Ideal compression and compress_chunk performance for huge tables

Francesco · November 16, 2023, 10:10am

Hello everyone,

We have recently installed a TimescaleDB instance on our AWS account to test it and evaluate the possibility to adopt it for our data signals analysis, instead of Athena or other tools.
The problem is that we have thousands of sensors with a sampling rate of 10Hz and this bring to have tons of data (GBs of compressed parquet files, that becomes TBs of uncompressed data for many days or weeks).
The data is originally in the format with columns: timestamp, signal_1, …, signal_N (with N that could be from 500 to 10000 for example).

Since I checked TimescaleDB compression capabilities, I thought it would be better to have data in long format, like: “timestamp”, “signal”, “value” in order to compress data segmenting by the signal field.
So we have a job to flip data like that and load it to TimescaleDB using COPY statements, but of course we have millions of rows per each hour of data like that.
But in this way we can greatly compress data, also the query performances looks very interesting.

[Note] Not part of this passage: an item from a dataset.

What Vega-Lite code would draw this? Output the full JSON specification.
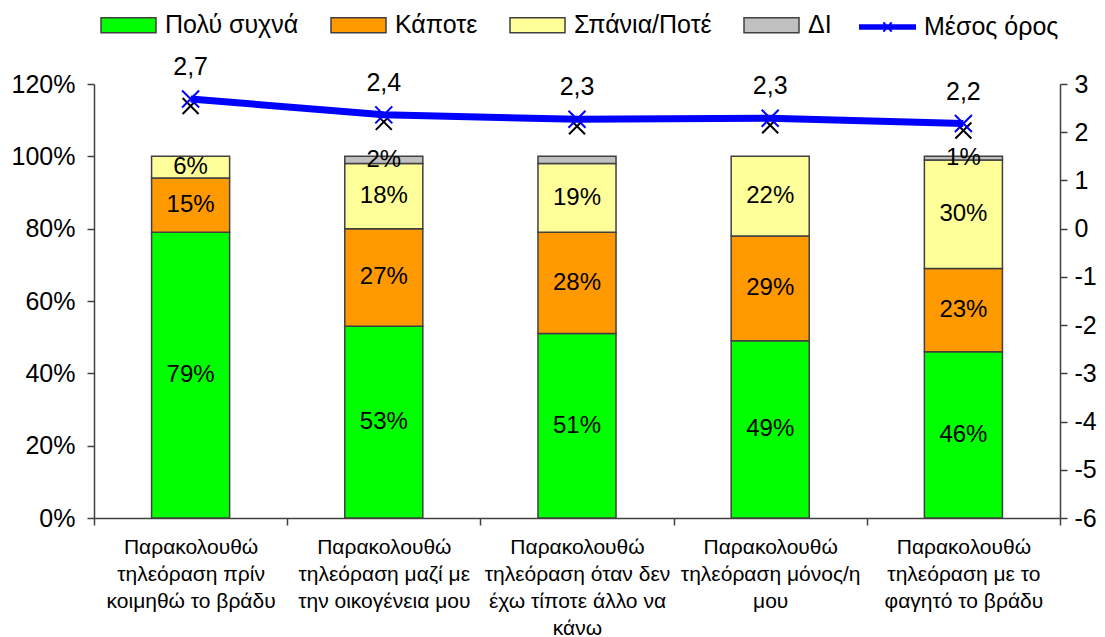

Our problem now is that compressing data could take an incredible amount of time, using the compress_chunk function.
Some chunks take few tens of seconds, but other can take tens of minutes for some reason!
Each chunk should have 1 hour of data as we set the definition, for my understanding.
I have no idea why, do you have some suggestion?
Is it needed to adopt distributed tables for huge amount of data like that?
Is there something off in our current definition of the table for our kind of data?

Currently we have a single table defined as:

-- Create table
CREATE TABLE public.signals_numeric
(
    "time" timestamp without time zone NOT NULL,
    signal text NOT NULL,
    value double precision,
    PRIMARY KEY ("time", signal)
);

-- Create hypertable
SELECT create_hypertable(
	'signals_numeric', 'time',
	migrate_data => TRUE,
	chunk_time_interval => INTERVAL '1 hour'
);

-- Activate compression for the hypertable
ALTER TABLE signals_numeric SET (
   timescaledb.compress,
   timescaledb.compress_orderby = 'time DESC',
   timescaledb.compress_segmentby = 'signal',
   timescaledb.compress_chunk_time_interval = '1 day'
);

Thank you very much in advance for your support.